Mais ce qu’on oublie de dire dans cette chronique, c’est que les États-désUnis ont une relation beaucoup plus longue avec le Soudan qu’il n’est souvent admis. Washington a influencé directement et indirectement la crise qui s’est produite en novembre 2021. Une politique étrangère véritablement contenue ne devait pas seulement limiter les interventions armées directes, mais aussi les interférences dans les luttes de pouvoir régionales et le financement excessif des militaires. Le Premier ministre Abdalla Hamdok avait dirigé le premier gouvernement civil du Soudan après des décennies de règne autoritaire sous Omar Al-Bashir. En janvier 2021, le secrétaire au Trésor américain, Steven Mnuchin, avait effectué une visite sans précédent dans la capitale soudanaise de Khartoum alors que le Soudan signait l’accord diplomatique, les Accords d’Abraham. Dans le cadre de l’accord, le Soudan reconnaissait et normalisait ses relations avec Israël en échange d’un accès à un milliard de dollars de financement de la Banque mondiale. Devinez qui a mis la main sur ces argents? Pour ce faire, Mnuchin a rencontré à la fois le Premier ministre Abdalla Hamdok et le général Abdel Fattah al-Burhan. Faut-il le rappeler que plus de 400 000 de Soudanais qui sont morts dans cette guerre civile?
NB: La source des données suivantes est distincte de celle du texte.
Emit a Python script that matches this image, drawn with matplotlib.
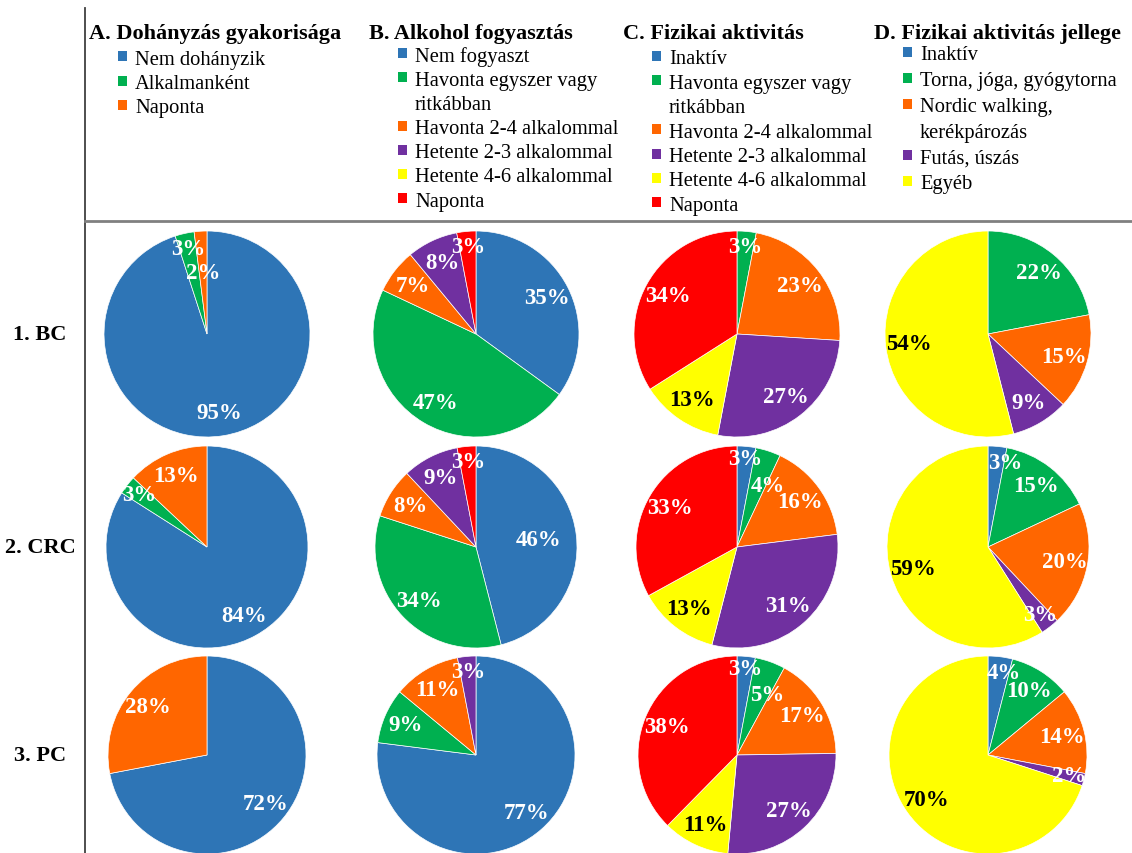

Alors, on parle de vautour alors que le numéro « uno » sur la liste sont les USA. C’est sûr qu’on y retrouvera toujours les méchants russes et chinois. Mais quel belligérant a donc des troupes dans plus de 150 pays, et est intervenu dans tous les pays de la planète sauf pour trois petits, tout cela au nom de la démocratie évidemment? C’est cela la politique « néoconnienne » américaine. Ils se pensent les maîtres du monde.
- Pierre Fortin – Abonné 24 avril 2023 12 h 30
Il y a plus qu’un simple conflit au sein de l’establishment militaire.
La crise actuelle au Soudan ne peut se réduire au conflit de l’establishment militaire car la stabilité du pays dépend essentiellement de l’équilibre entre les élites du pays comptant de 400 à 500 tribus et clans. La crise soudanaise est aussi tributaire du recalibrage des États du Golfe de leur implication dans la Corne de l’Afrique où ils projettent traditionnellement leur puissance à travers la mer Rouge. Le nouvel apaisement de leur rivalité politique et de leurs conflits sous médiation sino-russe ébranle cet espace géostratégique où les acteurs mondiaux et régionaux cherchent à conserver leur influence.
Les États-Unis ont une représentation excessive de 16 000 représentants à Khartoum et il serait naïf d’ignorer la pression qu’ils exercent sur les généraux de Khartoum et leurs efforts pour résister au recalibrage diplomatique des États du Golfe et leur implication dans la Corne de l’Afrique. La mer Rouge est un corridor stratégique comme l’est le détroit de Malacca (contrôlé par les États-Unis) qui inquiète les Occidentaux depuis que la Chine dispose d’une base navale à Djibouti, sur le détroit de Bab-el-Mandeb, alors que la Russie implante une base navale au Soudan.
Par ailleurs, on reproche au représentant de l’ONU, Volker Perthes, d’avoir contribué à la crise actuelle par sa gestion maladroite et inepte de la formation du nouveau gouvernement. Perthes, qui a dirigé l’Institut allemand des affaires internationales et de sécurité, d’idéologie néoconservatrice et dont il est encore le conseiller principal, n’était pas vraiment la personne idoine pour gérer une mission aussi sensible. Il faut aussi savoir que le Soudan a une dette extérieure de ± 60 milliards $, essentiellement envers la Chine, alors que la Russie est bien positionnée pour favoriser le rapprochement entre Al-Bourhane et Hemetti et elle est depuis longtemps partie prenante de la stabilité du Soudan.
Par malheur, le Soudan est une autre région du monde où se joue un conflit qui le dépasse.
- Pierre Jasmin – Abonné 24 avril 2023 19 h 24
Encore des militaires qui se heurtent pour affirmer leur virilité…
Merci à M. Taillefer qui éclaire le conflit mais il pourrait nous épargner sa double détestation de l’ONU.
Merci à Cyril Dionne et surtout à M. Pierre Fortin d’avoir encore plus creusé le sujet avec des informations qui montrent à quel point la Mer Rouge est une issue géostratégique terriblement disputée.